GIVEN INSTRUCTION
Repeat the data word for word. Do not include the pictures.

INFORMATION SUPPLIED
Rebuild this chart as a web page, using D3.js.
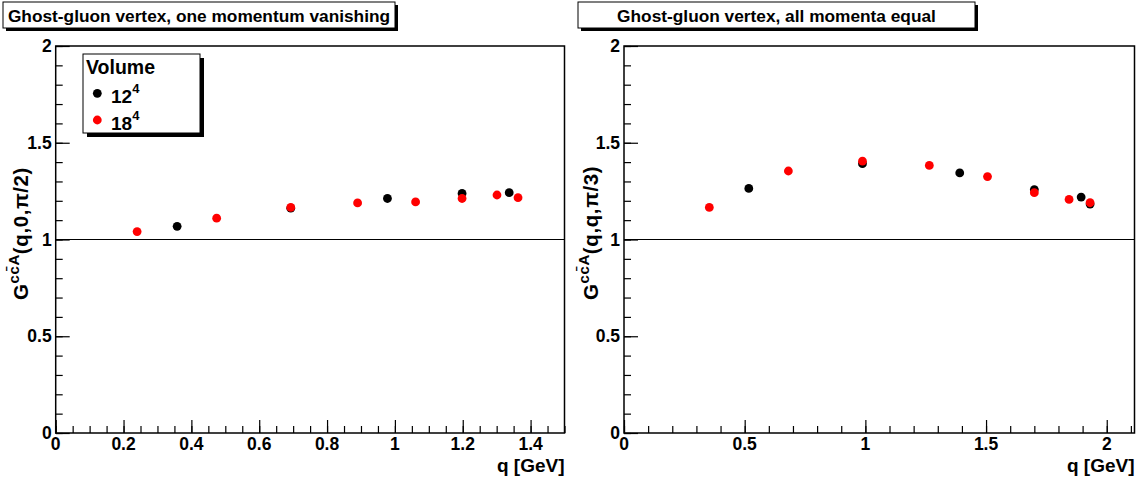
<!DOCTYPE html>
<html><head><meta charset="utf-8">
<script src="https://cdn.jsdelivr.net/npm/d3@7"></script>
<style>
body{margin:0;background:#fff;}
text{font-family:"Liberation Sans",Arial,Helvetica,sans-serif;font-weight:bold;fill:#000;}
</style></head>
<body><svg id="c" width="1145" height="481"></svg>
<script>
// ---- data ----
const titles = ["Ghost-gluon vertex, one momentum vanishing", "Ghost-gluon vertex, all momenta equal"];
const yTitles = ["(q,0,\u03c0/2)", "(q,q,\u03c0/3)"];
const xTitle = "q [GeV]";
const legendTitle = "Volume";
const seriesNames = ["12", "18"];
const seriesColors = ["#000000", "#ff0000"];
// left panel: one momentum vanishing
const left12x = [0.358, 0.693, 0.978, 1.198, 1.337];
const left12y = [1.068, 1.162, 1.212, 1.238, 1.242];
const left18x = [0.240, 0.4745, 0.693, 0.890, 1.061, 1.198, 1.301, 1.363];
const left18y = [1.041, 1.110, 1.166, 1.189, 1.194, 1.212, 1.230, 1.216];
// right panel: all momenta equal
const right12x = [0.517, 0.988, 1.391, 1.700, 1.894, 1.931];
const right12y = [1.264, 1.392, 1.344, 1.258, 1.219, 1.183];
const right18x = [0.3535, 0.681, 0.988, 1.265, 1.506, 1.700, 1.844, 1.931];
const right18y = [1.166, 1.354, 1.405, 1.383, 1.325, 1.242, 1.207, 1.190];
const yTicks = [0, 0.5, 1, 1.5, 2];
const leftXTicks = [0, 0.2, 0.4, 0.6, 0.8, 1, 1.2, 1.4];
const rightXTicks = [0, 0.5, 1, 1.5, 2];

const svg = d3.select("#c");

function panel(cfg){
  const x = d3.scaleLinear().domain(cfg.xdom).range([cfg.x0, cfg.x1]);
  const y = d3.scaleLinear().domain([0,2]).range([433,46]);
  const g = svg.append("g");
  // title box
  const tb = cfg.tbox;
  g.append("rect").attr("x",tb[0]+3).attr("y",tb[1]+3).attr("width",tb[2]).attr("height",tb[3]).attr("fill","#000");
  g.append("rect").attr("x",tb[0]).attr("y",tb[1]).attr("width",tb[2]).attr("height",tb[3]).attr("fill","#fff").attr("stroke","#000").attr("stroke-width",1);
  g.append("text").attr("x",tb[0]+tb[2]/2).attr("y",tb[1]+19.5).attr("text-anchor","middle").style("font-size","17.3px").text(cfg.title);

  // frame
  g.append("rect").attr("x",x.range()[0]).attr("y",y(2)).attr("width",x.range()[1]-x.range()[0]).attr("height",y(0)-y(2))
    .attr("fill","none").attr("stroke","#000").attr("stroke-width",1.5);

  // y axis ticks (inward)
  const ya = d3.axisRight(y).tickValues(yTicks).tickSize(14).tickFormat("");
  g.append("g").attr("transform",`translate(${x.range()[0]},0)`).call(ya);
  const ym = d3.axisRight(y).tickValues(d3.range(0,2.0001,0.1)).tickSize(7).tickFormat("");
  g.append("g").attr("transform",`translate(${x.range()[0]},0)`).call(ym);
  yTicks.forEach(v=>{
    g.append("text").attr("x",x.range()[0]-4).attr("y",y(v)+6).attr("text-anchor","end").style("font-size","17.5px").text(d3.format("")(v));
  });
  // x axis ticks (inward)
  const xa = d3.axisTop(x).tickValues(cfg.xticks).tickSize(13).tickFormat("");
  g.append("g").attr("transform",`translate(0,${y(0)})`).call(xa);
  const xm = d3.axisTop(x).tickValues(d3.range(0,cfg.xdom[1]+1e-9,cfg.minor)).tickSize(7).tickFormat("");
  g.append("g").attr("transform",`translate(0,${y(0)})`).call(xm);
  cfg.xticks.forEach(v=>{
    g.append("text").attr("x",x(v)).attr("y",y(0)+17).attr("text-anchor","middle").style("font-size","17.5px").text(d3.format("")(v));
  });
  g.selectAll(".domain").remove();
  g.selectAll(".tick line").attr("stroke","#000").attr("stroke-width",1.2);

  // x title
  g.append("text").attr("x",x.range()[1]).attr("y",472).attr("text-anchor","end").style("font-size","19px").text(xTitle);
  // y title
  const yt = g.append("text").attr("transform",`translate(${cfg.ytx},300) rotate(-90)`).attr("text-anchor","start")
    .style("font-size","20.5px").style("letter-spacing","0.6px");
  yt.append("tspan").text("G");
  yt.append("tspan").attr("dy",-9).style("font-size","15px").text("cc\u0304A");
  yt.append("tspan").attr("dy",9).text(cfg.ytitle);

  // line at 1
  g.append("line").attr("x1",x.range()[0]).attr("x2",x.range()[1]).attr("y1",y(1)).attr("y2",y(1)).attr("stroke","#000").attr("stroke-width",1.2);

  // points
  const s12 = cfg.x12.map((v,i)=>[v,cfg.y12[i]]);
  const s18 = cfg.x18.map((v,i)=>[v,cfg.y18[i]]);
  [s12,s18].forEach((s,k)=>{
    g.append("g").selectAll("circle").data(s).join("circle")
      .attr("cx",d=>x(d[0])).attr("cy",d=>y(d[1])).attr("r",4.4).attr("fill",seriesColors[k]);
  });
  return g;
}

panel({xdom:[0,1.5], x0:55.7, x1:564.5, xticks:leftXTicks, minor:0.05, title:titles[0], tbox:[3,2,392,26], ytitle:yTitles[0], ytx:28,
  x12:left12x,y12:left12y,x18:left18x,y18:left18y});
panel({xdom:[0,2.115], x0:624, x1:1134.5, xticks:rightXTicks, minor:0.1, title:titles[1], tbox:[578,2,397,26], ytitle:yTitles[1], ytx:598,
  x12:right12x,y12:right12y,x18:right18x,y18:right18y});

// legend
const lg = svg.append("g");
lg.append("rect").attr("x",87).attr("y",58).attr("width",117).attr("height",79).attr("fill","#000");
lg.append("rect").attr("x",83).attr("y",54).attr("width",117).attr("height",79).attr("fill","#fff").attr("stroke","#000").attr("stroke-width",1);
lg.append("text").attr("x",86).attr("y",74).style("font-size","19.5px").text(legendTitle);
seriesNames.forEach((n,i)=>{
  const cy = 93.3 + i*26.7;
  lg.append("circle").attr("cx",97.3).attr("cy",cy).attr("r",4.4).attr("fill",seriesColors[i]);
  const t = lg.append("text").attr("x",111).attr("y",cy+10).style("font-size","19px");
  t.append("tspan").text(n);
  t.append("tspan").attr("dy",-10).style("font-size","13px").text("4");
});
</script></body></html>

FINISHED EXERCISE
Rebuild this chart as a web page, using D3.js.
<!DOCTYPE html>
<html><head><meta charset="utf-8">
<script src="https://cdn.jsdelivr.net/npm/d3@7"></script>
<style>
body{margin:0;background:#fff;}
text{font-family:"Liberation Sans",Arial,Helvetica,sans-serif;font-weight:bold;fill:#000;}
</style></head>
<body><svg id="c" width="1145" height="481"></svg>
<script>
// ---- data ----
const titles = ["Ghost-gluon vertex, one momentum vanishing", "Ghost-gluon vertex, all momenta equal"];
const yTitles = ["(q,0,\u03c0/2)", "(q,q,\u03c0/3)"];
const xTitle = "q [GeV]";
const legendTitle = "Volume";
const seriesNames = ["12", "18"];
const seriesColors = ["#000000", "#ff0000"];
// left panel: one momentum vanishing
const left12x = [0.358, 0.693, 0.978, 1.198, 1.337];
const left12y = [1.068, 1.162, 1.212, 1.238, 1.242];
const left18x = [0.240, 0.4745, 0.693, 0.890, 1.061, 1.198, 1.301, 1.363];
const left18y = [1.041, 1.110, 1.166, 1.189, 1.194, 1.212, 1.230, 1.216];
// right panel: all momenta equal
const right12x = [0.517, 0.988, 1.391, 1.700, 1.894, 1.931];
const right12y = [1.264, 1.392, 1.344, 1.258, 1.219, 1.183];
const right18x = [0.3535, 0.681, 0.988, 1.265, 1.506, 1.700, 1.844, 1.931];
const right18y = [1.166, 1.354, 1.405, 1.383, 1.325, 1.242, 1.207, 1.190];
const yTicks = [0, 0.5, 1, 1.5, 2];
const leftXTicks = [0, 0.2, 0.4, 0.6, 0.8, 1, 1.2, 1.4];
const rightXTicks = [0, 0.5, 1, 1.5, 2];

const svg = d3.select("#c");

function panel(cfg){
  const x = d3.scaleLinear().domain(cfg.xdom).range([cfg.x0, cfg.x1]);
  const y = d3.scaleLinear().domain([0,2]).range([433,46]);
  const g = svg.append("g");
  // title box
  const tb = cfg.tbox;
  g.append("rect").attr("x",tb[0]+3).attr("y",tb[1]+3).attr("width",tb[2]).attr("height",tb[3]).attr("fill","#000");
  g.append("rect").attr("x",tb[0]).attr("y",tb[1]).attr("width",tb[2]).attr("height",tb[3]).attr("fill","#fff").attr("stroke","#000").attr("stroke-width",1);
  g.append("text").attr("x",tb[0]+tb[2]/2).attr("y",tb[1]+19.5).attr("text-anchor","middle").style("font-size","17.3px").text(cfg.title);

  // frame
  g.append("rect").attr("x",x.range()[0]).attr("y",y(2)).attr("width",x.range()[1]-x.range()[0]).attr("height",y(0)-y(2))
    .attr("fill","none").attr("stroke","#000").attr("stroke-width",1.5);

  // y axis ticks (inward)
  const ya = d3.axisRight(y).tickValues(yTicks).tickSize(14).tickFormat("");
  g.append("g").attr("transform",`translate(${x.range()[0]},0)`).call(ya);
  const ym = d3.axisRight(y).tickValues(d3.range(0,2.0001,0.1)).tickSize(7).tickFormat("");
  g.append("g").attr("transform",`translate(${x.range()[0]},0)`).call(ym);
  yTicks.forEach(v=>{
    g.append("text").attr("x",x.range()[0]-4).attr("y",y(v)+6).attr("text-anchor","end").style("font-size","17.5px").text(d3.format("")(v));
  });
  // x axis ticks (inward)
  const xa = d3.axisTop(x).tickValues(cfg.xticks).tickSize(13).tickFormat("");
  g.append("g").attr("transform",`translate(0,${y(0)})`).call(xa);
  const xm = d3.axisTop(x).tickValues(d3.range(0,cfg.xdom[1]+1e-9,cfg.minor)).tickSize(7).tickFormat("");
  g.append("g").attr("transform",`translate(0,${y(0)})`).call(xm);
  cfg.xticks.forEach(v=>{
    g.append("text").attr("x",x(v)).attr("y",y(0)+17).attr("text-anchor","middle").style("font-size","17.5px").text(d3.format("")(v));
  });
  g.selectAll(".domain").remove();
  g.selectAll(".tick line").attr("stroke","#000").attr("stroke-width",1.2);

  // x title
  g.append("text").attr("x",x.range()[1]).attr("y",472).attr("text-anchor","end").style("font-size","19px").text(xTitle);
  // y title
  const yt = g.append("text").attr("transform",`translate(${cfg.ytx},300) rotate(-90)`).attr("text-anchor","start")
    .style("font-size","20.5px").style("letter-spacing","0.6px");
  yt.append("tspan").text("G");
  yt.append("tspan").attr("dy",-9).style("font-size","15px").text("cc\u0304A");
  yt.append("tspan").attr("dy",9).text(cfg.ytitle);

  // line at 1
  g.append("line").attr("x1",x.range()[0]).attr("x2",x.range()[1]).attr("y1",y(1)).attr("y2",y(1)).attr("stroke","#000").attr("stroke-width",1.2);

  // points
  const s12 = cfg.x12.map((v,i)=>[v,cfg.y12[i]]);
  const s18 = cfg.x18.map((v,i)=>[v,cfg.y18[i]]);
  [s12,s18].forEach((s,k)=>{
    g.append("g").selectAll("circle").data(s).join("circle")
      .attr("cx",d=>x(d[0])).attr("cy",d=>y(d[1])).attr("r",4.4).attr("fill",seriesColors[k]);
  });
  return g;
}

panel({xdom:[0,1.5], x0:55.7, x1:564.5, xticks:leftXTicks, minor:0.05, title:titles[0], tbox:[3,2,392,26], ytitle:yTitles[0], ytx:28,
  x12:left12x,y12:left12y,x18:left18x,y18:left18y});
panel({xdom:[0,2.115], x0:624, x1:1134.5, xticks:rightXTicks, minor:0.1, title:titles[1], tbox:[578,2,397,26], ytitle:yTitles[1], ytx:598,
  x12:right12x,y12:right12y,x18:right18x,y18:right18y});

// legend
const lg = svg.append("g");
lg.append("rect").attr("x",87).attr("y",58).attr("width",117).attr("height",79).attr("fill","#000");
lg.append("rect").attr("x",83).attr("y",54).attr("width",117).attr("height",79).attr("fill","#fff").attr("stroke","#000").attr("stroke-width",1);
lg.append("text").attr("x",86).attr("y",74).style("font-size","19.5px").text(legendTitle);
seriesNames.forEach((n,i)=>{
  const cy = 93.3 + i*26.7;
  lg.append("circle").attr("cx",97.3).attr("cy",cy).attr("r",4.4).attr("fill",seriesColors[i]);
  const t = lg.append("text").attr("x",111).attr("y",cy+10).style("font-size","19px");
  t.append("tspan").text(n);
  t.append("tspan").attr("dy",-10).style("font-size","13px").text("4");
});
</script></body></html>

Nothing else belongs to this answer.